Working in the store seemed to agree with Shane Hall. “Marvellous
remission,” Carol said. “I was starting to wonder why they weren’t starting
treatment for cancer by now...Y’know that doctor said it was all a mistake?
Some other kid has leukemia. All Shane had was mononucleosis. There might have
been some secondary infection in the kidneys, but they think that’s all cleared
up now.”
Shane had medical clearance to sign up for the trade
school course he wanted in September. But in October he came to work looking
glum.
“Some guys got their financial aid and have money
left, so they were going to Gatlinburg for the weekend, if I’d had money to
chip in. I don’t have any money.”
“What you been doing with all the money I sent you all
these years?” they understood to be what Frank Hatchett was trying to say.
“Spent it all, or have you invested it in some kind of fund? There was enough
of it.”
“This is so dumb,” Shane said, but he seemed to want
to confess. “I’d saved most of it in penny banks at home. So it was going to be
like a test of friendship, since I was dying anyway, right? I picked out an
urn, like a cremation urn. I put the money in it, and some ashes out of the
fireplace, and a note saying that if any of my friends was loyal enough to
smash the urn and scatter the ashes in the woods, they got the money. So Monica
was taking helicopter pilot’s training last winter? So she dropped the ashes
out of the chopper. She remembered where
she dropped the urn. We went up to look, but we only found a few pennies.

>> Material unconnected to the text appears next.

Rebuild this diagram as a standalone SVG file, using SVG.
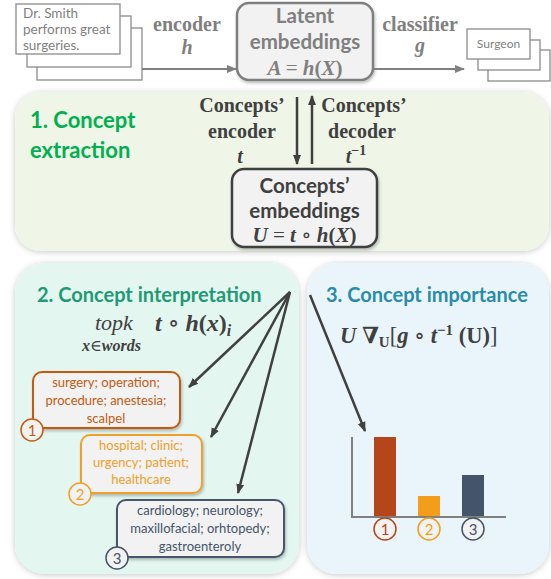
<svg xmlns="http://www.w3.org/2000/svg" width="551" height="579" viewBox="0 0 551 579">
<defs>
<style>
.sans{font-family:Lato,"Open Sans","Liberation Sans",sans-serif}
.serif{font-family:"Liberation Serif","DejaVu Serif",serif}
.doc{fill:#fff;stroke:#8a8a8a;stroke-width:1.3}
.gray{fill:#7f7f7f}
.dark{fill:#404040}
.lbl{font-family:"Liberation Serif","DejaVu Serif",serif;font-weight:bold;font-size:20px;text-anchor:middle}
.math{font-family:"Liberation Serif","DejaVu Serif",serif;font-weight:bold;font-style:italic}
.wbox{fill:#f2f2f2;stroke-width:2}
.wtxt{font-family:Lato,"Open Sans","Liberation Sans",sans-serif;font-size:13px;text-anchor:middle}
.num{font-family:Lato,"Open Sans","Liberation Sans",sans-serif;font-size:15px;text-anchor:middle}
.conn{stroke:#404040;stroke-width:2.5;fill:none}
</style>
<filter id="sh" x="-10%" y="-10%" width="120%" height="120%">
<feDropShadow dx="0" dy="1" stdDeviation="3" flood-color="#000" flood-opacity="0.22"/>
</filter>
<filter id="sh2" x="-10%" y="-10%" width="120%" height="130%">
<feDropShadow dx="1" dy="2" stdDeviation="1.5" flood-color="#000" flood-opacity="0.25"/>
</filter>
<marker id="ah" viewBox="0 0 10 10" refX="9" refY="5" markerWidth="10" markerHeight="10" markerUnits="userSpaceOnUse" orient="auto">
<path d="M0,1 L10,5 L0,9 Z" fill="#404040"/>
</marker>
<marker id="ahg" viewBox="0 0 10 10" refX="9" refY="5" markerWidth="10" markerHeight="10" markerUnits="userSpaceOnUse" orient="auto">
<path d="M0,1 L10,5 L0,9 Z" fill="#808080"/>
</marker>
</defs>
<rect width="551" height="579" fill="#fff"/>

<!-- panels -->
<g id="panel1">
<rect x="15" y="92" width="534" height="159" rx="26" fill="#eff6e8" filter="url(#sh)"/>
<text class="sans" x="30" y="128" font-size="22" font-weight="bold" fill="#00b050">1. Concept</text>
<text class="sans" x="30" y="158" font-size="22" font-weight="bold" fill="#00b050">extraction</text>
</g>
<g id="panel2">
<rect x="15" y="263" width="284" height="311" rx="30" fill="#e3f6ef" filter="url(#sh)"/>
<text class="sans" x="37" y="302" font-size="20" font-weight="bold" fill="#1f9a75">2. Concept interpretation</text>
<text x="95" y="330" font-size="22" class="serif dark" font-style="italic">topk</text>
<text x="155" y="331" font-size="24" class="math dark">t <tspan font-style="normal" font-weight="normal">∘</tspan> h<tspan font-style="normal">(</tspan>x<tspan font-style="normal">)</tspan><tspan font-size="16" dy="5">i</tspan></text>
<text x="82" y="351" font-size="16" class="math dark">x<tspan font-style="normal" font-weight="normal">∈</tspan>words</text>
</g>
<g id="panel3">
<rect x="307" y="263" width="242" height="311" rx="30" fill="#eaf5fb" filter="url(#sh)"/>
<text class="sans" x="326" y="302" font-size="20" font-weight="bold" fill="#2a8ca8">3. Concept importance</text>
<text x="340" y="343" font-size="22.5" class="math dark">U <tspan font-style="normal">∇</tspan><tspan font-style="normal" font-size="15" dy="4">U</tspan><tspan font-style="normal" font-weight="normal" dy="-4">[</tspan>g <tspan font-style="normal" font-weight="normal">∘</tspan> t<tspan font-style="normal" font-size="15" dy="-8">−1</tspan><tspan font-style="normal" dy="8"> (U)</tspan><tspan font-style="normal" font-weight="normal">]</tspan></text>
</g>

<!-- input documents -->
<g id="input-docs">
<rect class="doc" x="37" y="28" width="105" height="52"/>
<rect class="doc" x="27" y="16" width="104" height="51"/>
<rect class="doc" x="16" y="4" width="104" height="50"/>
<text class="sans gray" font-size="13.5" x="23" y="18">Dr. Smith</text>
<text class="sans gray" font-size="13.5" x="23" y="34">performs great</text>
<text class="sans gray" font-size="13.5" x="23" y="50">surgeries.</text>
</g>

<g id="latent">
<rect x="237" y="3" width="136" height="77" rx="12" fill="#f2f2f2" stroke="#7f7f7f" stroke-width="2.5" filter="url(#sh2)"/>
<text class="sans gray" font-size="20.5" font-weight="bold" x="305" y="23" text-anchor="middle">Latent</text>
<text class="sans gray" font-size="20.5" font-weight="bold" x="305" y="49" text-anchor="middle">embeddings</text>
<text class="math gray" font-size="21" x="305" y="75" text-anchor="middle">A <tspan font-style="normal" font-weight="normal">=</tspan> h<tspan font-style="normal">(</tspan>X<tspan font-style="normal">)</tspan></text>
</g>

<g id="output">
<rect class="doc" x="488" y="50" width="62" height="31"/>
<rect class="doc" x="478" y="40" width="62" height="30"/>
<rect class="doc" x="467" y="29" width="63" height="30"/>
<text class="sans gray" font-size="12" x="498.5" y="48" text-anchor="middle">Surgeon</text>
</g>

<g id="concept-emb">
<rect x="232" y="169" width="145" height="78" rx="12" fill="#f2f2f2" stroke="#404040" stroke-width="2.5" filter="url(#sh2)"/>
<text class="sans dark" font-size="20.5" font-weight="bold" x="304.5" y="193" text-anchor="middle">Concepts’</text>
<text class="sans dark" font-size="20.5" font-weight="bold" x="304.5" y="218" text-anchor="middle">embeddings</text>
<text class="math dark" font-size="21" x="304.5" y="242" text-anchor="middle">U <tspan font-style="normal" font-weight="normal">=</tspan> t <tspan font-style="normal" font-weight="normal">∘</tspan> h<tspan font-style="normal">(</tspan>X<tspan font-style="normal">)</tspan></text>
</g>

<g id="concept1">
<rect class="wbox" x="33" y="372" width="147" height="56" rx="9" stroke="#c55a11" filter="url(#sh2)"/>
<text class="wtxt" fill="#c55a11" x="106" y="387">surgery; operation;</text>
<text class="wtxt" fill="#c55a11" x="106" y="405">procedure; anestesia;</text>
<text class="wtxt" fill="#c55a11" x="106" y="423">scalpel</text>
<circle cx="32" cy="430" r="11" fill="#f2f2f2" stroke="#c55a11" stroke-width="1.5"/>
<text class="num" fill="#c55a11" x="32" y="436">1</text>
</g>
<g id="concept2">
<rect class="wbox" x="81" y="435" width="121" height="58" rx="9" stroke="#f0a02a" filter="url(#sh2)"/>
<text class="wtxt" fill="#f0a02a" x="141" y="450">hospital; clinic;</text>
<text class="wtxt" fill="#f0a02a" x="141" y="467">urgency; patient;</text>
<text class="wtxt" fill="#f0a02a" x="141" y="484">healthcare</text>
<circle cx="80" cy="494" r="11" fill="#f2f2f2" stroke="#f0a02a" stroke-width="1.5"/>
<text class="num" fill="#f0a02a" x="80" y="500">2</text>
</g>
<g id="concept3">
<rect class="wbox" x="117" y="500" width="167" height="57" rx="9" stroke="#44546a" filter="url(#sh2)"/>
<text class="wtxt" fill="#44546a" x="200" y="515">cardiology; neurology;</text>
<text class="wtxt" fill="#44546a" x="200" y="533">maxillofacial; orhtopedy;</text>
<text class="wtxt" fill="#44546a" x="200" y="551">gastroenteroly</text>
<circle cx="117" cy="558" r="11" fill="#f2f2f2" stroke="#44546a" stroke-width="1.5"/>
<text class="num" fill="#44546a" x="117" y="564">3</text>
</g>

<g id="chart">
<rect x="374" y="437" width="22" height="80" fill="#b5461a"/>
<rect x="418" y="496" width="22" height="21" fill="#f29e1a"/>
<rect x="462" y="475" width="22" height="42" fill="#44546a"/>
<path d="M352,437 V517 H506" fill="none" stroke="#808080" stroke-width="2"/>
<circle cx="385" cy="529" r="11" fill="#f2f2f2" stroke="#b5461a" stroke-width="1.5"/>
<text class="num" fill="#b5461a" x="385" y="535">1</text>
<circle cx="429" cy="529" r="11" fill="#f2f2f2" stroke="#f29e1a" stroke-width="1.5"/>
<text class="num" fill="#f29e1a" x="429" y="535">2</text>
<circle cx="473" cy="529" r="11" fill="#f2f2f2" stroke="#44546a" stroke-width="1.5"/>
<text class="num" fill="#44546a" x="473" y="535">3</text>
</g>

<g id="connectors">
<line x1="142" y1="69" x2="236" y2="69" stroke="#808080" stroke-width="2" marker-end="url(#ahg)"/>
<text class="lbl gray" x="187" y="31">encoder</text>
<text class="math gray" font-size="20" x="187" y="54" text-anchor="middle">h</text>
<line x1="374" y1="69" x2="464" y2="69" stroke="#808080" stroke-width="2" marker-end="url(#ahg)"/>
<text class="lbl gray" x="420" y="31">classifier</text>
<text class="math gray" font-size="20" x="420" y="52" text-anchor="middle">g</text>

<line class="conn" x1="297" y1="97" x2="297" y2="164" marker-end="url(#ah)"/>
<line class="conn" x1="312" y1="164" x2="312" y2="96" marker-end="url(#ah)"/>
<text class="lbl dark" x="242" y="112">Concepts’</text>
<text class="lbl dark" x="242" y="138">encoder</text>
<text class="math dark" font-size="20" x="240" y="163" text-anchor="middle">t</text>
<text class="lbl dark" x="364" y="112">Concepts’</text>
<text class="lbl dark" x="362" y="138">decoder</text>
<text class="math dark" font-size="20" x="356" y="163" text-anchor="middle">t<tspan font-style="normal" font-size="14" dy="-8">−1</tspan></text>

<line class="conn" x1="290" y1="292" x2="189" y2="387" marker-end="url(#ah)"/>
<line class="conn" x1="290" y1="292" x2="211" y2="437" marker-end="url(#ah)"/>
<line class="conn" x1="290" y1="292" x2="238" y2="493" marker-end="url(#ah)"/>
<line class="conn" x1="310" y1="295" x2="365" y2="431" marker-end="url(#ah)"/>
</g>
</svg>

Reckon some hunter or trespasser got most of the money. ’Cos I’d sort of let
Monica imagine it was like my other grandfather’s ashes in the urn, and in any
case she was watching the helicopter. She never even looked down, she said. So
my savings are just gone with the wind.”
“Think so?” said Barclay. “Whoever found’em must a
thought that was his lucky day! Not
going to get drunk or take drugs, are you? Just food and gas and stupid kid
stuff, be enough for you guys? I reckon the company can afford a little bonus
to send you to Gatlinburg.”
“Because you oldies won the lottery,” Shane said
cheerfully. “Some people have all the luck.”